[Given material]

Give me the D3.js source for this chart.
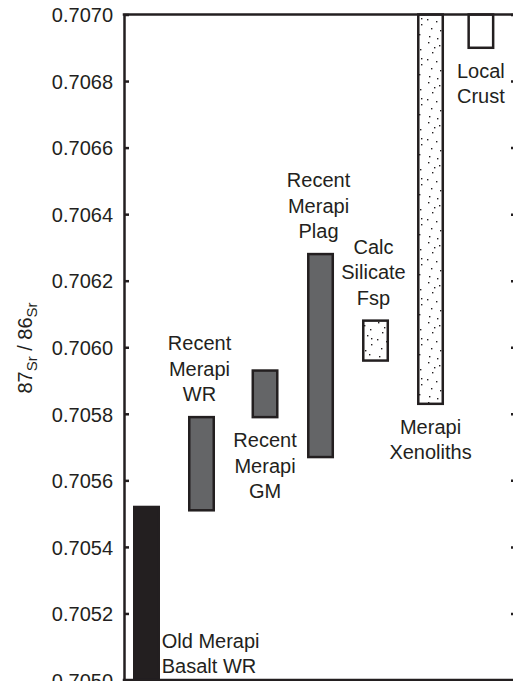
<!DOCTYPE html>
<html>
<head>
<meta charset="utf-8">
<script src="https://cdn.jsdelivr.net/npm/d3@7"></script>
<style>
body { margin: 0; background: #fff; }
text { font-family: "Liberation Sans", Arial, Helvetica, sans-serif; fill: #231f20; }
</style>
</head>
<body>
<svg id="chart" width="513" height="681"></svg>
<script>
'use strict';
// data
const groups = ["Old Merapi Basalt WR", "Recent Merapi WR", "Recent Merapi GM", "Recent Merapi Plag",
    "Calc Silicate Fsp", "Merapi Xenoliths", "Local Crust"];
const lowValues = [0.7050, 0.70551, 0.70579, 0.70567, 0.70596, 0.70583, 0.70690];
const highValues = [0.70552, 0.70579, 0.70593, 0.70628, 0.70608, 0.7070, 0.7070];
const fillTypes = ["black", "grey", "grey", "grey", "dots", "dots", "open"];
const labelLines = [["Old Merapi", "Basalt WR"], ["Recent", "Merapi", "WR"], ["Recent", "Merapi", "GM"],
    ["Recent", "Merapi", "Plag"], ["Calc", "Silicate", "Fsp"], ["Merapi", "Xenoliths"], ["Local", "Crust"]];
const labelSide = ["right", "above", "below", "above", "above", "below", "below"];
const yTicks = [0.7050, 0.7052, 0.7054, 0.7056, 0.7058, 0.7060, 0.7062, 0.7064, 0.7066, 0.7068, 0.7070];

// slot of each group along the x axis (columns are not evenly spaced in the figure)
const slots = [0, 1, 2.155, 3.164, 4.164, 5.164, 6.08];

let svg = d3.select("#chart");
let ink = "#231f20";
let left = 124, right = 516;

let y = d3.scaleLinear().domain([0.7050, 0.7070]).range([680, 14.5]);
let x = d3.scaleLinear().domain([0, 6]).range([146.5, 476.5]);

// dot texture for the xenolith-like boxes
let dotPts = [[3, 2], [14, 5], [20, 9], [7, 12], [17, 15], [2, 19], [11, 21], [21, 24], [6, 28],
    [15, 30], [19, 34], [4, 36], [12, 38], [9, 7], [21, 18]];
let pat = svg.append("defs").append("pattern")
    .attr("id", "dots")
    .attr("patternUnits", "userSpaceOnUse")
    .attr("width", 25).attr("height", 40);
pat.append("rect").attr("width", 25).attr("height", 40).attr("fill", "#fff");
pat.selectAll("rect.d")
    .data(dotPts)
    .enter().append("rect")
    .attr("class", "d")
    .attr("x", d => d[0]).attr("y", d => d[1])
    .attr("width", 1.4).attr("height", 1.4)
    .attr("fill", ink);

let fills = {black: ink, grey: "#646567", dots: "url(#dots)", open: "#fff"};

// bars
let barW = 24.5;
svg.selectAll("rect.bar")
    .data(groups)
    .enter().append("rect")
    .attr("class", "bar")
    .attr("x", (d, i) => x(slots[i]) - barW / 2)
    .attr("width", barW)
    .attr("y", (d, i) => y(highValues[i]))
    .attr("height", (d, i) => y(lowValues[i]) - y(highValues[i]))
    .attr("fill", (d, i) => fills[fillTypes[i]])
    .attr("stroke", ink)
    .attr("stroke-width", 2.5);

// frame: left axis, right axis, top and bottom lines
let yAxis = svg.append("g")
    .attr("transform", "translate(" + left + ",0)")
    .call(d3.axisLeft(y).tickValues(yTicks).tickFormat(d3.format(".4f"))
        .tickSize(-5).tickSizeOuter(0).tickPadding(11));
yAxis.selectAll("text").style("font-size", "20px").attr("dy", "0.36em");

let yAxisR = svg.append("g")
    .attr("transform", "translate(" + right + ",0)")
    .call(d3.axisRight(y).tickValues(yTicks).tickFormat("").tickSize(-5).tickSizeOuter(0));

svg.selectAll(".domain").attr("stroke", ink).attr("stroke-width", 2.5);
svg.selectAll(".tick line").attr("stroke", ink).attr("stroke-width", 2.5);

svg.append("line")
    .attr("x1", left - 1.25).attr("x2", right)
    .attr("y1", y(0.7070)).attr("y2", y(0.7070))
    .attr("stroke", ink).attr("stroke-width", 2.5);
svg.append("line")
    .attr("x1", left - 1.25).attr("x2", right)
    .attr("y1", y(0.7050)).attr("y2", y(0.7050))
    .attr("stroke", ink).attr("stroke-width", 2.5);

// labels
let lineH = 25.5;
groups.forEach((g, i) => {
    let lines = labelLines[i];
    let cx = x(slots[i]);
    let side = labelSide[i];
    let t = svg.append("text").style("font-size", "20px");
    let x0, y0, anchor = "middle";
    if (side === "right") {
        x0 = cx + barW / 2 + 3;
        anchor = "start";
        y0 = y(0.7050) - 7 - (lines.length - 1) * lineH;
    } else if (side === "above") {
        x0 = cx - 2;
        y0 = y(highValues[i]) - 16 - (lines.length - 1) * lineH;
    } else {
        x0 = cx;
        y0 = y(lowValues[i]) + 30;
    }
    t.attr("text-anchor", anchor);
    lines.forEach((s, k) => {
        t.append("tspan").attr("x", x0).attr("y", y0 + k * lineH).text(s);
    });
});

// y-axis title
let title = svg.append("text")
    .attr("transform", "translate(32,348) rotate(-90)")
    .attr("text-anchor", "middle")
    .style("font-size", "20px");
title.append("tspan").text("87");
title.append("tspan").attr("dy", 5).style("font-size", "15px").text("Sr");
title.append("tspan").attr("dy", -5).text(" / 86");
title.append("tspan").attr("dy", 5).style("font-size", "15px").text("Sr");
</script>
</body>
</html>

[Exercise aim]
Transcribe all of the material exactly, leaving out whatever pictures it contains.

[Written solution]
Give me the D3.js source for this chart.
<!DOCTYPE html>
<html>
<head>
<meta charset="utf-8">
<script src="https://cdn.jsdelivr.net/npm/d3@7"></script>
<style>
body { margin: 0; background: #fff; }
text { font-family: "Liberation Sans", Arial, Helvetica, sans-serif; fill: #231f20; }
</style>
</head>
<body>
<svg id="chart" width="513" height="681"></svg>
<script>
'use strict';
// data
const groups = ["Old Merapi Basalt WR", "Recent Merapi WR", "Recent Merapi GM", "Recent Merapi Plag",
    "Calc Silicate Fsp", "Merapi Xenoliths", "Local Crust"];
const lowValues = [0.7050, 0.70551, 0.70579, 0.70567, 0.70596, 0.70583, 0.70690];
const highValues = [0.70552, 0.70579, 0.70593, 0.70628, 0.70608, 0.7070, 0.7070];
const fillTypes = ["black", "grey", "grey", "grey", "dots", "dots", "open"];
const labelLines = [["Old Merapi", "Basalt WR"], ["Recent", "Merapi", "WR"], ["Recent", "Merapi", "GM"],
    ["Recent", "Merapi", "Plag"], ["Calc", "Silicate", "Fsp"], ["Merapi", "Xenoliths"], ["Local", "Crust"]];
const labelSide = ["right", "above", "below", "above", "above", "below", "below"];
const yTicks = [0.7050, 0.7052, 0.7054, 0.7056, 0.7058, 0.7060, 0.7062, 0.7064, 0.7066, 0.7068, 0.7070];

// slot of each group along the x axis (columns are not evenly spaced in the figure)
const slots = [0, 1, 2.155, 3.164, 4.164, 5.164, 6.08];

let svg = d3.select("#chart");
let ink = "#231f20";
let left = 124, right = 516;

let y = d3.scaleLinear().domain([0.7050, 0.7070]).range([680, 14.5]);
let x = d3.scaleLinear().domain([0, 6]).range([146.5, 476.5]);

// dot texture for the xenolith-like boxes
let dotPts = [[3, 2], [14, 5], [20, 9], [7, 12], [17, 15], [2, 19], [11, 21], [21, 24], [6, 28],
    [15, 30], [19, 34], [4, 36], [12, 38], [9, 7], [21, 18]];
let pat = svg.append("defs").append("pattern")
    .attr("id", "dots")
    .attr("patternUnits", "userSpaceOnUse")
    .attr("width", 25).attr("height", 40);
pat.append("rect").attr("width", 25).attr("height", 40).attr("fill", "#fff");
pat.selectAll("rect.d")
    .data(dotPts)
    .enter().append("rect")
    .attr("class", "d")
    .attr("x", d => d[0]).attr("y", d => d[1])
    .attr("width", 1.4).attr("height", 1.4)
    .attr("fill", ink);

let fills = {black: ink, grey: "#646567", dots: "url(#dots)", open: "#fff"};

// bars
let barW = 24.5;
svg.selectAll("rect.bar")
    .data(groups)
    .enter().append("rect")
    .attr("class", "bar")
    .attr("x", (d, i) => x(slots[i]) - barW / 2)
    .attr("width", barW)
    .attr("y", (d, i) => y(highValues[i]))
    .attr("height", (d, i) => y(lowValues[i]) - y(highValues[i]))
    .attr("fill", (d, i) => fills[fillTypes[i]])
    .attr("stroke", ink)
    .attr("stroke-width", 2.5);

// frame: left axis, right axis, top and bottom lines
let yAxis = svg.append("g")
    .attr("transform", "translate(" + left + ",0)")
    .call(d3.axisLeft(y).tickValues(yTicks).tickFormat(d3.format(".4f"))
        .tickSize(-5).tickSizeOuter(0).tickPadding(11));
yAxis.selectAll("text").style("font-size", "20px").attr("dy", "0.36em");

let yAxisR = svg.append("g")
    .attr("transform", "translate(" + right + ",0)")
    .call(d3.axisRight(y).tickValues(yTicks).tickFormat("").tickSize(-5).tickSizeOuter(0));

svg.selectAll(".domain").attr("stroke", ink).attr("stroke-width", 2.5);
svg.selectAll(".tick line").attr("stroke", ink).attr("stroke-width", 2.5);

svg.append("line")
    .attr("x1", left - 1.25).attr("x2", right)
    .attr("y1", y(0.7070)).attr("y2", y(0.7070))
    .attr("stroke", ink).attr("stroke-width", 2.5);
svg.append("line")
    .attr("x1", left - 1.25).attr("x2", right)
    .attr("y1", y(0.7050)).attr("y2", y(0.7050))
    .attr("stroke", ink).attr("stroke-width", 2.5);

// labels
let lineH = 25.5;
groups.forEach((g, i) => {
    let lines = labelLines[i];
    let cx = x(slots[i]);
    let side = labelSide[i];
    let t = svg.append("text").style("font-size", "20px");
    let x0, y0, anchor = "middle";
    if (side === "right") {
        x0 = cx + barW / 2 + 3;
        anchor = "start";
        y0 = y(0.7050) - 7 - (lines.length - 1) * lineH;
    } else if (side === "above") {
        x0 = cx - 2;
        y0 = y(highValues[i]) - 16 - (lines.length - 1) * lineH;
    } else {
        x0 = cx;
        y0 = y(lowValues[i]) + 30;
    }
    t.attr("text-anchor", anchor);
    lines.forEach((s, k) => {
        t.append("tspan").attr("x", x0).attr("y", y0 + k * lineH).text(s);
    });
});

// y-axis title
let title = svg.append("text")
    .attr("transform", "translate(32,348) rotate(-90)")
    .attr("text-anchor", "middle")
    .style("font-size", "20px");
title.append("tspan").text("87");
title.append("tspan").attr("dy", 5).style("font-size", "15px").text("Sr");
title.append("tspan").attr("dy", -5).text(" / 86");
title.append("tspan").attr("dy", 5).style("font-size", "15px").text("Sr");
</script>
</body>
</html>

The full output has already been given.